You know, that kind of thing.
I don't know.
I'd like to try to beat somebody over the head with it if I could.
You know, well, I mean, it's not anywhere near that figure because it's, you know, it's in the such and such millions.
Well, yeah, I'd have to think it through.
But no, I don't think it's that it's anywhere near that tens of billions or less than that.
Well, you'd want to look at how many.
Well, because I know the figures in terms of barrels per day, and I'm afraid of trying to do that in my head.
And we'll split.
Right.
Yeah.
Live on the radio.
I'm no good with the decimal point on the fly either.
So don't worry about it anyway.
Well, somebody in the chat room's probably good at math.
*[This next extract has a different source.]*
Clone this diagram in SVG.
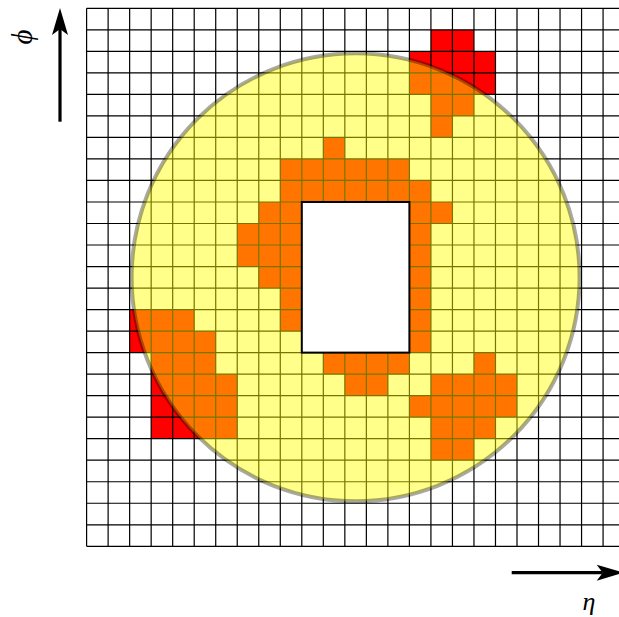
<svg xmlns="http://www.w3.org/2000/svg" width="619" height="617" viewBox="0 0 619 617">
<style>
.grid{stroke:#000;stroke-width:1.2;fill:none}
.axis{stroke:#000;stroke-width:3.2;fill:none}
.lbl{font-family:"Liberation Serif","DejaVu Serif",serif;font-style:italic;fill:#000}
</style>
<defs>
<marker id="ah" markerUnits="userSpaceOnUse" markerWidth="30" markerHeight="20" refX="0" refY="0" orient="auto" overflow="visible">
<path d="M21,0 L-6,-8 L0,0 L-6,8 Z" fill="#000"/>
</marker>
</defs>
<rect width="619" height="617" fill="#fff"/>
<g id="cells" transform="translate(86.6 8.3) scale(21.52)" fill="#f00">
<rect x="16" y="1" width="2" height="1"/>
<rect x="15" y="2" width="4" height="2"/>
<rect x="16" y="4" width="2" height="1"/>
<rect x="16" y="5" width="1" height="1"/>
<rect x="11" y="6" width="1" height="1"/>
<rect x="9" y="7" width="6" height="1"/>
<rect x="9" y="8" width="7" height="1"/>
<rect x="8" y="9" width="2" height="1"/>
<rect x="15" y="9" width="2" height="1"/>
<rect x="7" y="10" width="3" height="2"/>
<rect x="15" y="10" width="1" height="6"/>
<rect x="8" y="12" width="2" height="1"/>
<rect x="9" y="13" width="1" height="2"/>
<rect x="2" y="14" width="3" height="1"/>
<rect x="2" y="15" width="4" height="1"/>
<rect x="3" y="16" width="3" height="1"/>
<rect x="11" y="16" width="4" height="1"/>
<rect x="18" y="16" width="1" height="1"/>
<rect x="3" y="17" width="4" height="3"/>
<rect x="12" y="17" width="2" height="1"/>
<rect x="16" y="17" width="4" height="1"/>
<rect x="15" y="18" width="5" height="1"/>
<rect x="16" y="19" width="3" height="1"/>
<rect x="16" y="20" width="2" height="1"/>
</g>
<g id="grid" class="grid">
<path d="M86.6,8.3V546.3M108.12,8.3V546.3M129.64,8.3V546.3M151.16,8.3V546.3M172.68,8.3V546.3M194.2,8.3V546.3M215.72,8.3V546.3M237.24,8.3V546.3M258.76,8.3V546.3M280.28,8.3V546.3M301.8,8.3V546.3M323.32,8.3V546.3M344.84,8.3V546.3M366.36,8.3V546.3M387.88,8.3V546.3M409.4,8.3V546.3M430.92,8.3V546.3M452.44,8.3V546.3M473.96,8.3V546.3M495.48,8.3V546.3M517,8.3V546.3M538.52,8.3V546.3M560.04,8.3V546.3M581.56,8.3V546.3M603.08,8.3V546.3"/>
<path d="M86.6,8.3H625M86.6,29.82H625M86.6,51.34H625M86.6,72.86H625M86.6,94.38H625M86.6,115.9H625M86.6,137.42H625M86.6,158.94H625M86.6,180.46H625M86.6,201.98H625M86.6,223.5H625M86.6,245.02H625M86.6,266.54H625M86.6,288.06H625M86.6,309.58H625M86.6,331.1H625M86.6,352.62H625M86.6,374.14H625M86.6,395.66H625M86.6,417.18H625M86.6,438.7H625M86.6,460.22H625M86.6,481.74H625M86.6,503.26H625M86.6,524.78H625M86.6,546.3H625"/>
</g>
<g id="disc">
<circle cx="355.6" cy="277.3" r="224" fill="#ff0" fill-opacity="0.46"/>
<circle cx="355.6" cy="277.3" r="224" fill="none" stroke="#000" stroke-opacity="0.34" stroke-width="4"/>
</g>
<g id="hole">
<rect x="301.8" y="201.98" width="107.6" height="150.64" fill="#fff" stroke="#000" stroke-width="2"/>
</g>
<g id="axes">
<line class="axis" x1="60" y1="121.7" x2="60" y2="29" marker-end="url(#ah)"/>
<line class="axis" x1="511.7" y1="572.7" x2="602.7" y2="572.7" marker-end="url(#ah)"/>
</g>
<g id="labels">
<text class="lbl" font-size="29" transform="translate(32 37) rotate(-90)" text-anchor="middle">ϕ</text>
<text class="lbl" font-size="26" x="589" y="610" text-anchor="middle">η</text>
</g>
</svg>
We'll have them do the work for us and we'll cover it when we get back from this break coming up.
We'll let them know.
But anyway, it's it's a great thing to talk with you again.
I really appreciate it's a great article that you have here, Bob, who needs war for oil.
And you really do a great job of dispelling the kind of pro war and the anti war myths about oil wars and and these kinds of things.
So very important piece for people to look at.
And I highly encourage them to do so.
Thanks again for your time on the show today.
Thanks for having me, Scott.
That's a great Bob Murphy, everybody.
He's the author of The Politically Incorrect Guide to Capitalism.
You really ought to challenge yourselves with that, liberals out there.
And also the Pig Guide to the New Deal and the Great Depression.